The Ministry of Research, Science and Technology commissioned the development of the Future Food Roadshow. Its nationwide tour is being undertaken and managed by The National Science-Technology Roadshow.
The Future Food Roadshow offers visitors an opportunity to explore the food they eat — and the food they might eat in times to come.
The Concept
The food we eat holds meaning in many ways: it is of cultural significance, it carries ethical and ecological implications; it impacts our individual and collective health; and it affects New Zealand’s unique position as a primary producer, exporter and innovator.
A future kitchen is used to make these relationships visible, and enable people to see personal impacts and potential issues.

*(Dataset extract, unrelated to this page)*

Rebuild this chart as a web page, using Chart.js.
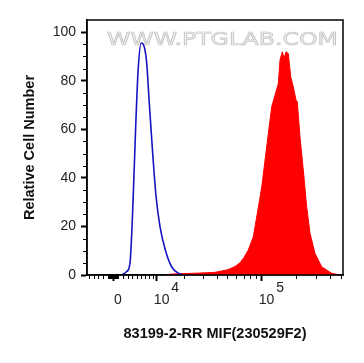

The objectives for the exhibition include:
- To show how science adds value to food and is behind the scenes of most food in New Zealand
- To explore how continued innovation is essential for the food industry
- To explore how food and nutrition is likely to be increasingly personalised, and that this presents opportunities and challenges for consumers and for business
- To challenge people to question how food is presented to them – and the choices they make around food
- To let people explore how food choices are agricultural, political and ethical choices
The ideas presented in the Future Food Roadshow are based on thorough research in collaboration with a wide group of stakeholders. The key challenges for food production, human and environmental health have been identified, and innovative research projects attempting to tackle these challenges are a major focus.
The challenges of the future are presented as opportunities to develop creative responses through science, nutrition, and decision-making.
Approach
The approach is exploratory rather than explanatory. Visitors are encouraged to interact with digital touch screens, to question their attitudes to food, science and the environment.
A range of media is used, according to the best possible delivery:
- To place a food within several layers of context, animated long-form timelines take the visitor through a series of background stories before resolving on a question that points to the future.
- Touch-screen interactives let the visitor access information to a level they control. An array of exciting science stories are embedded within engaging, intuitive interfaces.
- Large-scale graphic panels present a landscape of opportunity and challenges to the scientists and consumers of the future.
- An opportunity lets visitors have their say in an interactive survey that reflects back the accumulated results so far.
- These media are set within an engaging, immersive context that includes a high-tech future kitchen where visitors engage with interactive ‘appliances’; opportunities to explore the wider issues around food.
- The look and feel of the exhibition is clean, fresh, inviting, and future-focussed.